多分、相手は知らないと思うのですが……
――ネット将棋がなかったらプロになれなかったと感じますか?
黒田 ネット将棋がなかったら実戦を指す機会はなかったと思うので、相当ハンデは大きかったかなと思います。ネット将棋では本田奎五段とか山本博志四段とは相当指しています。おそらく今までいちばん指した相手な気がします。こちらが一方的に相手のアカウントを知っていて、多分、相手は知らないと思うのですが……。
――本田五段は、黒田さんとそんなに指したことを知らない?
黒田 実際にお話ししたことがないのでわからないのですが、多分、知らないと思います。
――山本四段は、いくら名前を工夫しても、三間飛車しか指さないので戦法ですぐにバレちゃうと、ご本人もツイッターでおっしゃっていました(笑)。
武富 ふふふ。
――以前、山根ことみさん(女流二段)が「愛媛では黒田さんが唯一の相手だった」とインタビューで答えておられましたが、山根さんともかなり指しましたか?
黒田 小学生の頃から同じ将棋道場に通っていて高校も同じで彼女がひとつ下です。山根さんはあまりネット将棋を指さないので、山根さんから見れば、自分がいちばん指している相手になるかもしれません。
武富 山根さんには、女流棋士になったときから良くしていただいています。先輩なので恐れ多いですが、同じ地方出身ということも関係あるのか、すごく波長が合ってお仕事でご一緒するときはいつも楽しい。最初にお話ししたときは、「けん」という方言が通じることにお互い喜んでいました(笑)。
――長谷部さんはいちばん指した人は誰ですか?
長谷部 地元の道場で、奨励会に一緒に行った人ですかね。
武富 私は圧倒的に兄ですね。
――武富さんのお兄さんは、強いんですよね。
武富 アマ三段なんですが、県代表になって全国ベスト8にもなっているので、実際はもうちょっとあると思います。中学3年生くらいまで、土日は、朝から晩までお菓子をかけて指していました。いまでも社会人として指していますが、私の将棋にはあまり興味がないらしく、何か言われることはないですね(笑)。
「師匠は誰にするの?」と聞かれたんですよ
この座談会で何度も話題にあがったのが、地方ゆえの対局相手を探す難しさ。こういった難しさは、師匠を探すことにもあるのだろうか。そんな師匠との出会いについて話していただいた。
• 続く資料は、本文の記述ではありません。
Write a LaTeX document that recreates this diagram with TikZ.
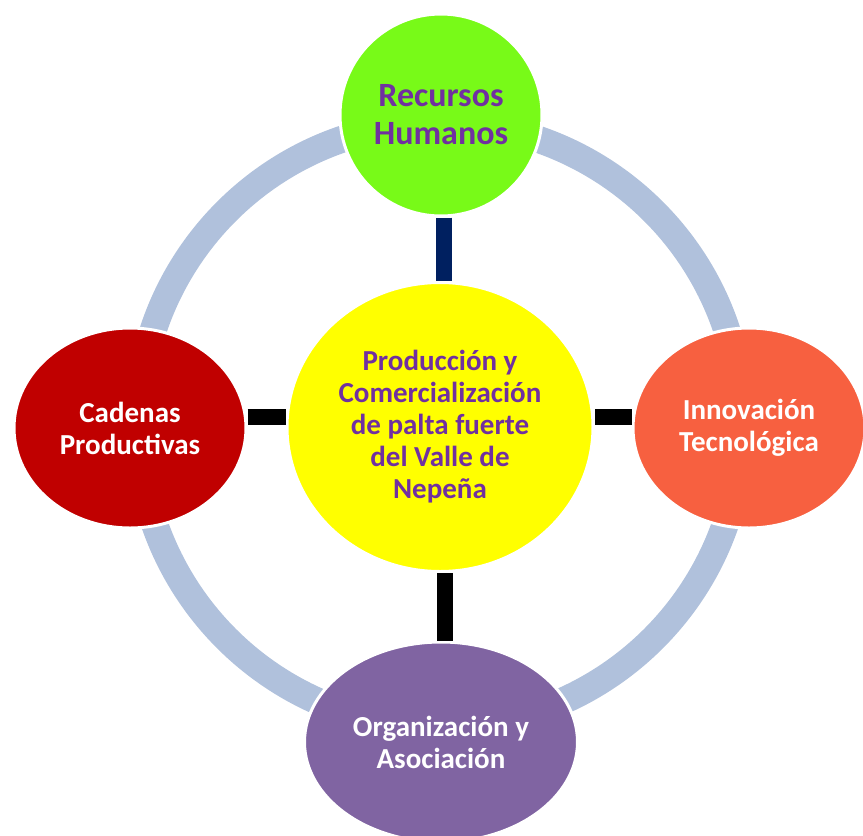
\documentclass[tikz,border=0pt]{standalone}
\usepackage{fontspec}
\setmainfont{Carlito}
\usetikzlibrary{shapes.geometric}
\definecolor{ringBlue}{RGB}{176,193,220}
\definecolor{nodeGreen}{RGB}{120,250,24}
\definecolor{nodeYellow}{RGB}{255,255,0}
\definecolor{nodeRed}{RGB}{192,0,0}
\definecolor{nodeOrange}{RGB}{247,96,64}
\definecolor{nodePurple}{RGB}{128,100,162}
\definecolor{textPurple}{RGB}{112,48,160}
\definecolor{linkNavy}{RGB}{0,32,96}

\begin{document}
\begin{tikzpicture}[x=1pt, y=-1pt,
    blob/.style={ellipse, draw=white, line width=3pt, inner sep=0pt,
      align=center, text=white, font=\bfseries\fontsize{29}{32}\selectfont},
    link/.style={line width=16pt}]
      \useasboundingbox (0,0) rectangle (863,836);

      % Ring behind the nodes
      \draw[ringBlue, line width=27pt] (440,425) circle (302pt);

      % Centre
      \node[blob, fill=nodeYellow, text=textPurple, minimum width=306pt, minimum height=289pt]
        (prod) at (440,427) {Producción y\\Comercialización\\de palta fuerte\\del Valle de\\Nepeña};

      % Outer nodes
      \node[blob, circle, fill=nodeGreen, text=textPurple, minimum size=202pt,
        font=\bfseries\fontsize{34}{38}\selectfont] (rrhh) at (441,115) {Recursos\\Humanos};
      \node[blob, fill=nodeRed, minimum width=232pt, minimum height=200pt]
        (cad) at (130,428) {Cadenas\\Productivas};
      \node[blob, fill=nodeOrange, minimum width=232pt, minimum height=200pt]
        (inno) at (749,428) {Innovación\\Tecnológica};
      \node[blob, fill=nodePurple, minimum width=273pt, minimum height=200pt]
        (org) at (441,742) {Organización y\\Asociación};

      % Links to the centre (slightly off the centre lines, as drawn)
      \draw[link, linkNavy] ([xshift=3pt]rrhh.south) -- ([xshift=3pt]rrhh.south |- prod.north);
      \draw[link] ([yshift=11pt]cad.east) -- ([yshift=11pt]cad.east -| prod.west);
      \draw[link] ([yshift=11pt]inno.west) -- ([yshift=11pt]inno.west -| prod.east);
      \draw[link] ([xshift=4pt]org.north) -- ([xshift=4pt]org.north |- prod.south);
    \end{tikzpicture}
\end{document}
長谷部 師匠(大平武洋六段)は研修会の幹事をしていたのですが、研修会のお弁当を変えたり、朝の開始時間が早いので遅くしたりと、いろんな合理的な改革を行ったんですよ。研修会の持ち時間も当時45分でしたが、これを使い切る研修会員ってほとんどいないので30分に変えたりして、すごいなと思うようになりました。それから将棋を見てみると、受け将棋なんですけど切れ味が鋭く、師匠をお願いしたいなと思うようになりました。
――どういう風にお願いしたんですか?
長谷部 師匠に「奨励会試験受けるの?」って言われて「受けます」って答えたとき、「師匠は誰にするの?」と聞かれたんですよ。このとき師匠はこちらの気持ちがわかっていたようで、僕が緊張して黙っていたら「師匠、俺でいいの?」って聞いてくれたんです(笑)。それで僕がうなずいた感じですね。
武富 恋愛みたいですね(笑)。
長谷部 僕はこのこと覚えてなかったんですけど、師匠が覚えていてくれて嬉しかったです。